Los neomarxistas reivindican este filo de su crítica para enfatizar que la “verdadera” naturaleza del hombre sería otra muy distinta a la que pretende el sentido común burgués: solidaria, desprendida, etc. –el buen salvaje- con base en el cual podría edificarse otra arquitectura social, nunca detallada en sus especificidades, que consagraría la realización integral, “verdadera”, del ser humano. La convicción de que la fundamentación ideológica de la revolución debe implicar una ruptura trascendente con los valores de la sociedad burguesa ha llevado a la búsqueda de referentes en el imaginario colectivo que, por fuerza, terminan apelando a recuerdos mitificados de formaciones pre-existentes, idealizadas, de sociedad. Es a partir de ese abrevadero, de los anhelos postergados por restablecer una edad de oro alojada en algún lugar del subconsciente colectivo, que se pretende encauzar las energías vitales del pueblo como fuerza capaz de derribar la institucionalidad del capitalismo moderno. Con ello se entronca esta peculiar prédica “socialista” con los preceptos definitorios del fascismo y del nacionalsocialismo.

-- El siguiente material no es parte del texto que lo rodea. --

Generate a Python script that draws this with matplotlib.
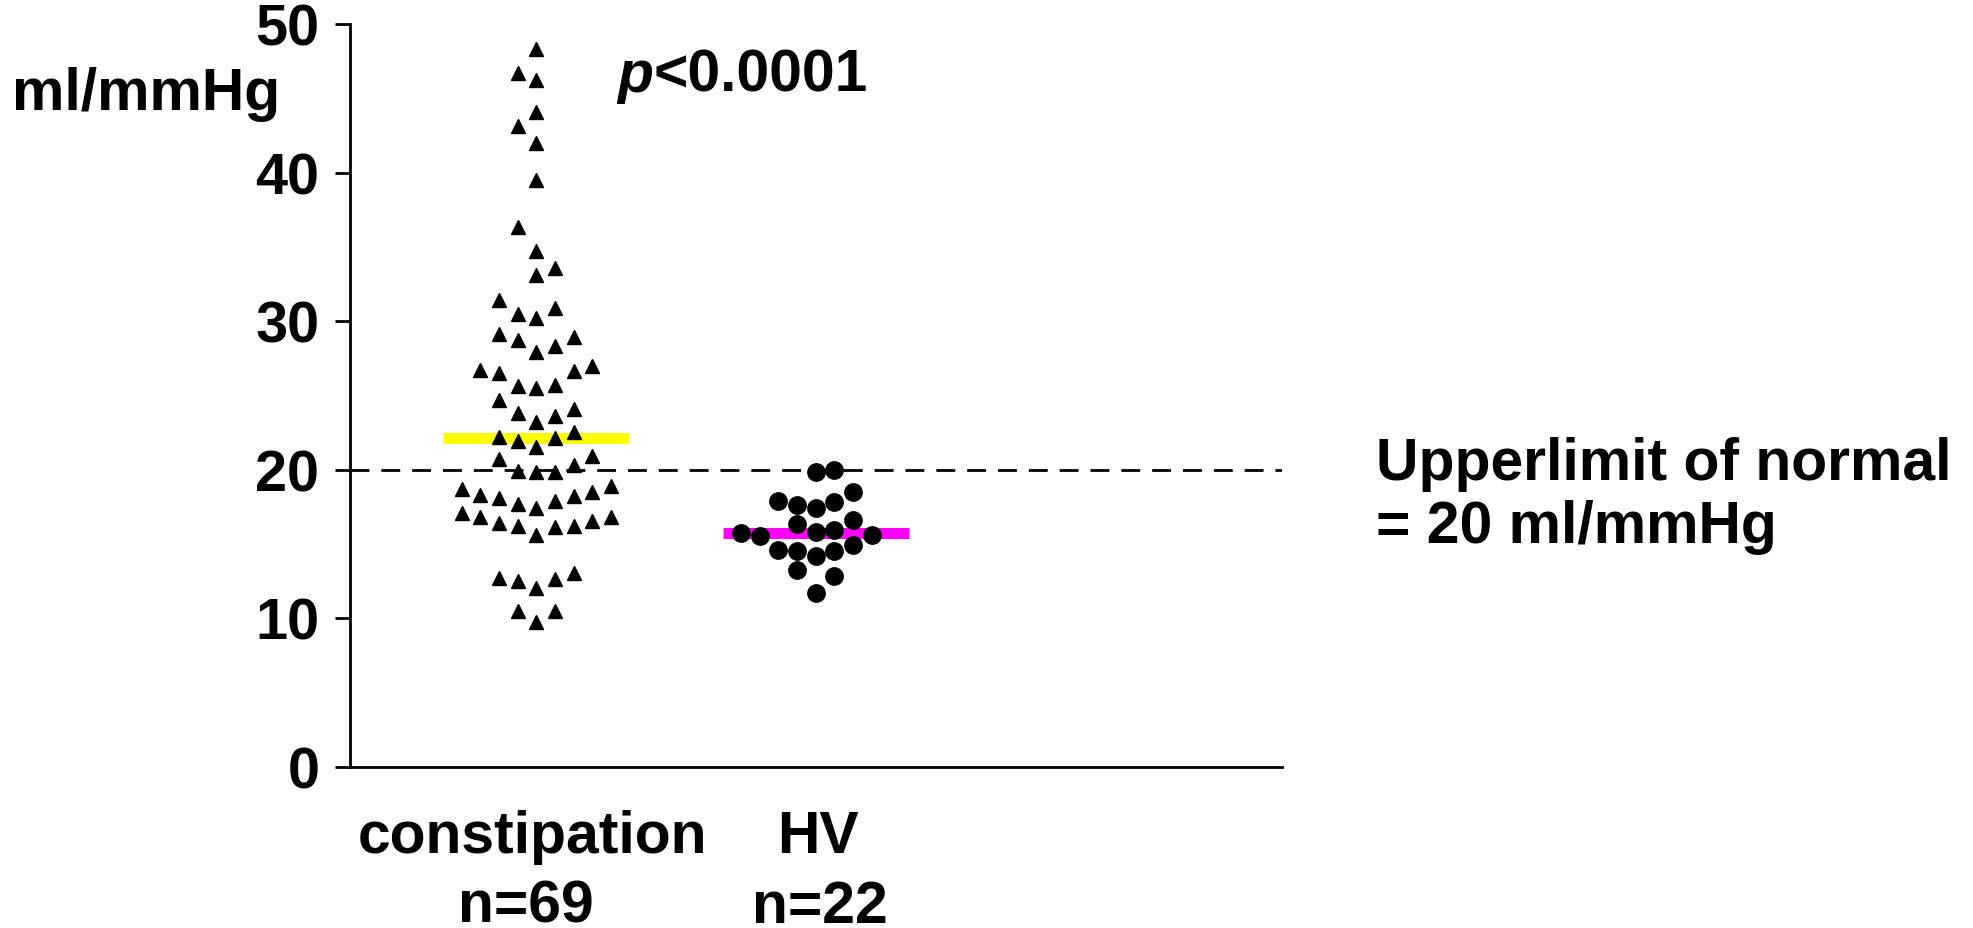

El segundo aspecto asociado a la inconsistencia de la teoría marxista es aun más grave. Es que el viejo “Moro” nunca captó la importancia central de los incentivos en la economía. De una manera nunca bien explicada, pregonaba que en la sociedad socialista el hombre, librado de la necesidad de reproducir día tras día las condiciones de su mera sobrevivencia, sería ahora amo de su destino y encontraría en la actividad productiva algo a la cual entregarse gustosamente. Está claro que, bajo el capitalismo, las ansias de lucro, bajo un régimen de competencia, obliga a mejorar incesantemente la productividad y/o a introducir productos y servicios nuevos o mejorados para conquistar la preferencia de los consumidores.

Para Marx, la instauración del socialismo, con la clase obrera en posesión de los medios de producción, haría que el esfuerzo del trabajador fuese ahora “libre” y esto sería suficiente para que el placer de laborar remplazase la disciplina impuesta por la necesidad de ganarse el sustento. El trabajo consciente, identificado con la construcción del nuevo orden socialista, debería ser mucho más productivo que el trabajo alienado -según este orden de ideas-, obligado por la amenaza permanente de quedar cesante.

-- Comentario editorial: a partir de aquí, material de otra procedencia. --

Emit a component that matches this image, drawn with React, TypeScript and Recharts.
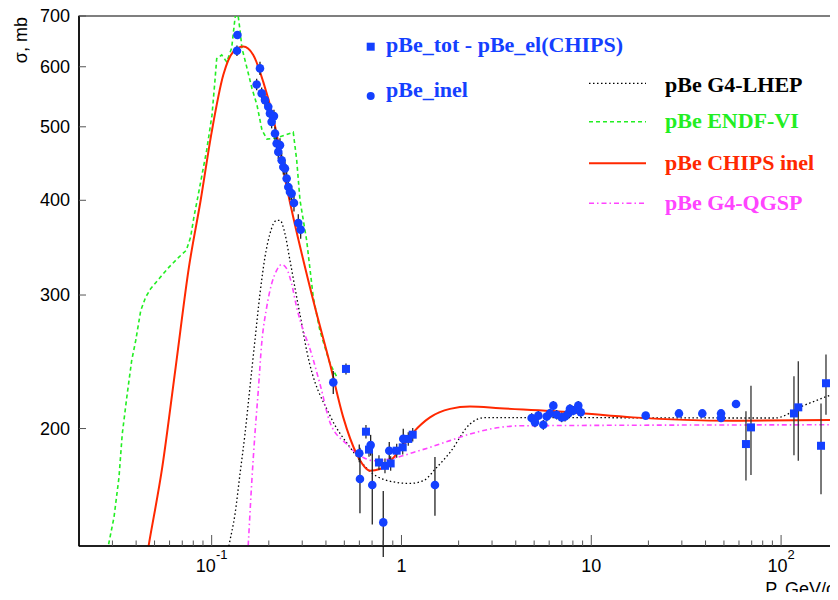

Pero la experiencia del “socialismo realmente existente” del bloque soviético y de las experiencias asiáticas y cubana han desmentido de manera contundente esta pretensión. Aunque ello no es objeto de discusión en estas líneas, debe señalarse que más bien ha sido bajo formas de producción propias del capitalismo avanzado que se han podido desarrollar mecanismos de estímulo al trabajador, más allá de la presión coercitiva del mercado laboral, que han redundado en incrementos significativos de su productividad.

En resumen, las bases de sustentación de la supuesta superioridad del socialismo y de su inexorabilidad histórica demostraron ser falsas. Tampoco resultó cierto que, socializado los medios de producción, se “liberarían” las fuerzas productivas y se alcanzaría un nivel tal de abundancia que podía suprimirse la relación mercantil en beneficio de mecanismos solidarios de compartir la riqueza social. Por el contrario, los dos países comunistas todavía existentes –Cuba y Corea del Norte- están entre los más pobres del mundo actualmente. Aun así, la prédica marxiana, con sus promesas liberadoras, se convirtió en ideología –muy a pesar de las pretensiones científicas de Marx- para legitimar los totalitarismos más oprobiosos, negadores de los derechos fundamentales del ser humano.

El socialismo marxista devino en un deber ser sustentado en moralismos enraizados en mitos acerca de una época de oro precapitalista que debe ser impuesto a la fuerza, con altísimos costos en sufrimientos y penurias. Pero estas penurias serían, en este contexto, expresiones de virtud al corresponder con la vida austera, no ornamentada, del “noble” pueblo trabajador. Sus intentos de legitimación frente a un capitalismo “globalizado” corruptor lo ubican cada vez más como defensores de nacionalismos atávicos, aliados de las expresiones políticas más retrógradas y contrarias a la modernidad occidental, que lo llevan irremediablemente a solazarse en un aislamiento creciente. Como argumento en mi libro, El fascismo del siglo XXI, se ha convertido en un ropaje de “izquierda” para instaurar regímenes de naturaleza neofascista, que entronizan en el poder a élites militarizadas avocadas a despojar a la población de sus derechos y expoliar a la sociedad.

En una próxima entrega abordaré las razones del NO a la variante “socialista” que pretende imponerse en Venezuela, la del llamado “Socialismo del siglo XXI”.


Humberto García Larralde
economista, profesor de la UCV



[1] Marx, Crítica al Programa de Gotha. Cabe señalar que este enunciado sólo puede entenderse como un reconocimiento de las diferencias entre individuos, contrario a la igualdad de hecho pregonada por doctrinas colectivistas supuestamente “marxistas”, que no reconocen las necesidades diferentes de cada uno de los miembros de una sociedad.
[2] Marx, El Capital, Tomo III, pág. 590, FCE, Colombia, 1977.
[3] Desde luego, en los Manuscritos Económico Filosóficos y en La Ideología Alemana hay sustento para tal argumento.